How very dull and boring. How very first draft.
Because I’m an above average writer, I wanted to make the scene better. So I add another layer. Heaping on the tension. Here’s the change:
Just after the character (me) gets out of the shower all fresh and powdered and primped, the cell phone rings and it’s the gas station, telling me they have gotten my gas powered hedge trimmer ready to go. Oh. My. God. Ratchet up the tension!
First, you must understand the importance of this business meeting to the character. The Stakes! Reeeeeeally important. Life altering meeting. After this meeting, everything could change for the hero. So, being late is NOT an option.
But, the hero HAS GOT TO GET THE HEDGE TRIMMED because it’s Thursday. Thursday is the day the guys come to mow the lawn. If the hedge is trimmed before they get there, THEY will throw away the hedge trimmings.
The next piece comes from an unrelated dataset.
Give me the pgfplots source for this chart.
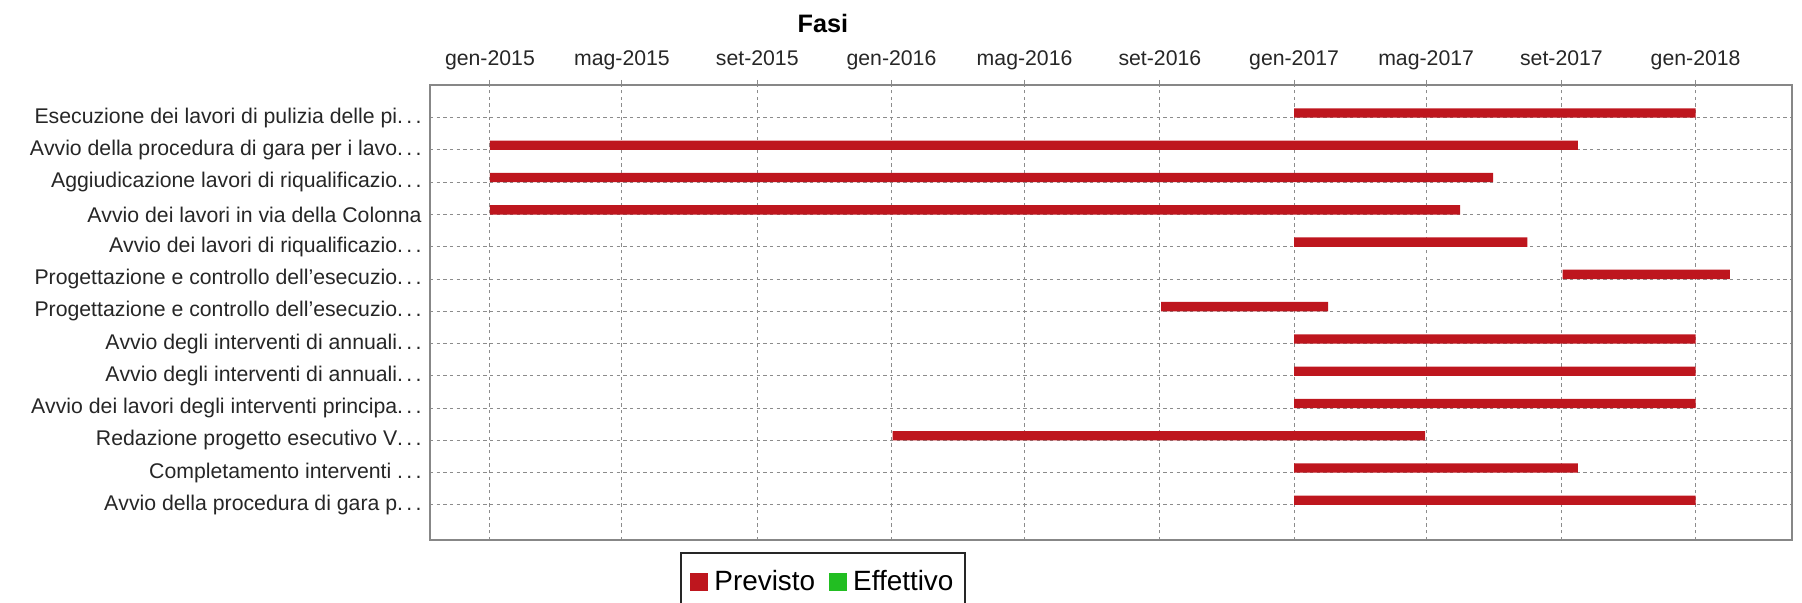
\documentclass[border=0pt]{standalone}
\usepackage{pgfplots}
\usepackage{pgfplotstable}
\pgfplotsset{compat=1.18}
\usepackage{fontspec}
\setmainfont{Liberation Sans}
\newfontfamily\labfont[Kerning=Off]{Liberation Sans}
\definecolor{barred}{RGB}{190,22,30}
\definecolor{effgreen}{RGB}{34,190,34}
\definecolor{gridgray}{RGB}{140,140,140}
\definecolor{bordergray}{RGB}{135,135,135}
\newcommand\dd{.\kern2.5bp.\kern2.5bp.}

% row (1 = bottom, 13 = top), start day, duration (days since 1 Jan 2015)
\pgfplotstableread{
row start dur
13 731 365
12 0 989
11 0 912
10 0 882
9 731 212
8 975 152
7 610 152
6 731 365
5 731 365
4 731 365
3 366 484
2 731 258
1 731 365
}\previsto

\begin{document}
\begin{tikzpicture}
\useasboundingbox (-322.5bp,-47.25bp) rectangle (1029bp,405bp);
\begin{axis}[
  at={(0,0)}, anchor=south west,
  scale only axis, width=1021.5bp, height=341.25bp,
  xmin=-54.5, xmax=1183.6, ymin=-0.085, ymax=14.013,
  xbar stacked, bar width=0.29, bar shift=0.145,
  xtick={0,120,243,365,486,609,731,851,974,1096},
  xticklabels={gen-2015,mag-2015,set-2015,gen-2016,mag-2016,set-2016,gen-2017,mag-2017,set-2017,gen-2018},
  xticklabel pos=upper,
  xtick pos=upper,
  tick align=outside,
  major tick length=3.75bp,
  xtick style={draw=gridgray, line width=0.75bp},
  ytick={1,...,13},
  yticklabels={
    Avvio della procedura di gara p\dd,
    Completamento interventi \dd,
    Redazione progetto esecutivo V\dd,
    Avvio dei lavori degli interventi principa\dd,
    Avvio degli interventi di annuali\dd,
    Avvio degli interventi di annuali\dd,
    Progettazione e controllo dell’esecuzio\dd,
    Progettazione e controllo dell’esecuzio\dd,
    Avvio dei lavori di riqualificazio\dd,
    Avvio dei lavori in via della Colonna,
    Aggiudicazione lavori di riqualificazio\dd,
    Avvio della procedura di gara per i lavo\dd,
    Esecuzione dei lavori di pulizia delle pi\dd},
  ytick style={draw=none},
  ticklabel style={font=\fontsize{16}{19}\selectfont, text=black!85},
  xticklabel style={anchor=base, yshift=10.7bp},
  yticklabel style={xshift=1bp, font=\labfont\fontsize{16}{19}\selectfont},
  grid=major,
  major grid style={gridgray, line width=0.75bp, dash pattern=on 2.5bp off 2.5bp},
  axis line style={bordergray, line width=1.1bp},
  title={\bfseries Fasi},
  title style={at={(axis description cs:0.2885,1)}, anchor=base, yshift=33.75bp,
    font=\fontsize{19}{22}\selectfont},
  legend style={at={(axis description cs:0.2885,0)}, anchor=north, yshift=-9bp,
    draw=black!85, line width=1.2bp, font=\fontsize{21}{25}\selectfont,
    inner xsep=6.5bp, inner ysep=11.25bp,
    /tikz/every odd column/.append style={column sep=3bp},
    /tikz/every even column/.append style={column sep=8bp}},
  legend columns=2,
  legend image code/.code={\fill[#1, draw=none] (0bp,-6.75bp) rectangle (13.5bp,6.75bp);},
]
\addplot[draw=none, fill=none, forget plot] table[x=start, y=row] {\previsto};
\addplot[fill=barred, draw=none, forget plot] table[x=dur, y=row] {\previsto};
\addlegendimage{fill=barred}
\addlegendentry{Previsto}
\addlegendimage{fill=effgreen}
\addlegendentry{Effettivo}
\end{axis}
\end{tikzpicture}
\end{document}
The hero does not want to spend an hour raking up hedge trimmings and heaving them someplace. He wants the yard men to do it! Desire! Powerful writing technique.
Now, he has to go to the gas station, come home, trim the hedge (which takes an hour) and rake the trimmings off the hedge into the yard, and then figure out a way to stop sweating and have a second shower, get into the car, drive downtown, while not sweating all over his nice shirt, and get to his CRUCIAL lunch on time. That’s going to be very very difficult for the hero to do!
Suddenly, a boring scene, becomes TENSE AS HELL because another element was added to the scene.
By the way, I got to the lunch on time.